Tell Us Why You #lovesociology

Do You #lovesociology?

What got you into sociology?
What keeps you in sociology?
What important contributions does sociology make?

  • to society
  • to science or social science
  • to public policy or policymaking
  • to research

ASA wants to know why you love sociology. We want to hear from sociologists in all fields, at all levels, at a variety of institutions—early-career academics; teachers at community colleges; sociologists in government, research, or non-profit organizations; or undergraduate/graduate students.

Through social media accounts (i.e., Twitter, Facebook, Instagram, YouTube, blogs), use the hashtag #lovesociology and let us know your name, your institution or school (optional), and

  • What got you into sociology?
  • What keeps you in sociology?
  • How do you use sociology in your daily life?
  • What important contributions does sociology make in various fields?

We will curate the most memorable posts and include them in ASA’s Storify account. Note that Facebook posts must be made public or you need to tag the American Sociological Association.


  1. But sociologists like Raewyn Connell(Southern Theory 2007) say that the sociology canon is Eurocentric and it is not uiniversally valid? People like Julian Go,Quijano,Mignolo talk about the need to decolonise sociology.

  2. I teach both Sociology and Criminal Justice. I’ve said in classes, “It’s not C-S-I, it’s C-S-Why.” I love sociology because of the discipline’s critical lens, dedication to (social) science, commitment to social justice, and our love of studying human behavior with an open heart. We study the hows and whys. HOW did we get HERE, at the precipice of where we find ourselves in 2020? I can’t wait to read the thought-provoking studies that come out of this time, and I am proud to be a member of a national organization that issues its own “Statement on Systemic Racism” in June 2020.

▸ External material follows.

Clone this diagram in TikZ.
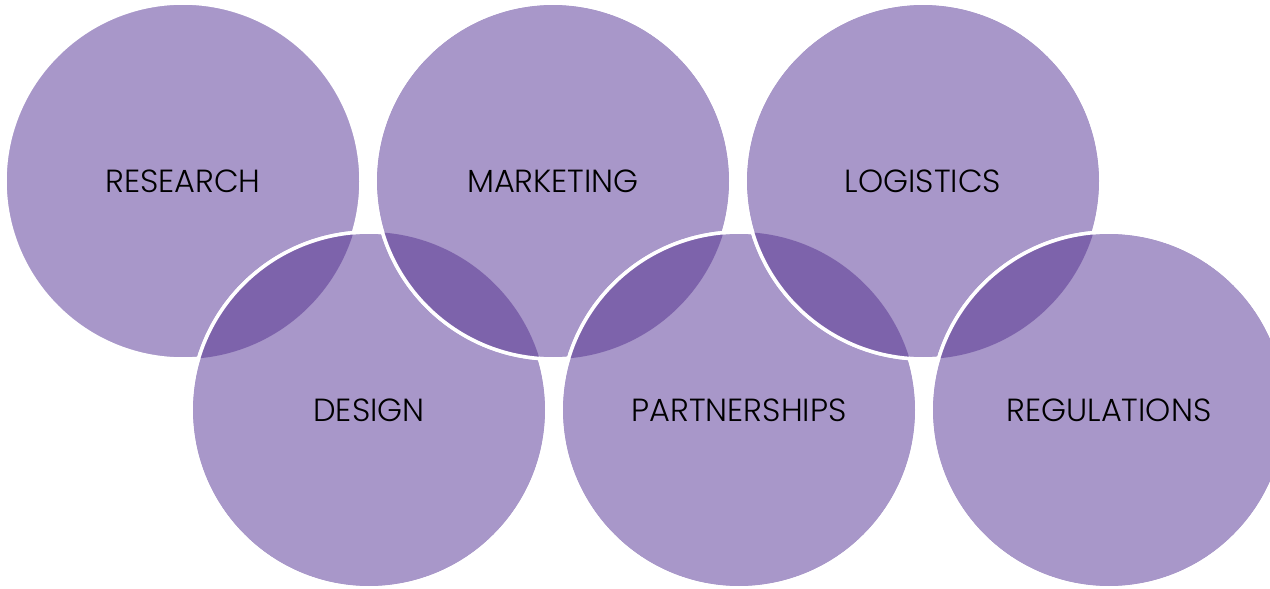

  3. Sociology opens my eyes to the what makes up the society, social problems and possible solutions to social problems.
    We analyse social phenomena and relate them to our social settings.
    You learn to interact with people in a more civilized and intelligent manner.
    You are not quick to judge, but careful in analysing social situations before making conclusions.
    Sociology broadens one’s knowledge about life in general, knowing that sociologists can fit in anywhere.


  5. I love Sociology because it studies the truths about society, it validates structural feelings and provides a tool for change.

  6. Sociology studies social relationship on different levels – macro, meso and micro. Social relationships include social-cultural element, economical element, education, and other aspects which build up social life as a whole. Sociology helps both essentially and practically for me to see the world – how people meet, work, build networks, move horizontally and vertically in social status, how people and the world change, and many more.

    Figuratively, sociology gives me a picture of how a game of chess is played, and at which moment the chess pieces currently are. From this illustration, I can pinpoint the role and status which I think is the most suitable and contributive to the world around. Thus, sociology, personally for me, talks about social structure, conflict, and relationship. Not only giving us the guideline of how the world can change, but how we individuals can also change the world. This is the reason why I love sociology.

  7. I love sociology because society, the set of relations and expectations that provide the social context for each of our lives, is the most powerful (and scary) set of forces shaping everyone’s behaviors and the events of our lives; because most people have very little recognition or appreciation for just how powerfully their lives are shaped by it; and because I’m addicted to trying to understand it as fully as I can.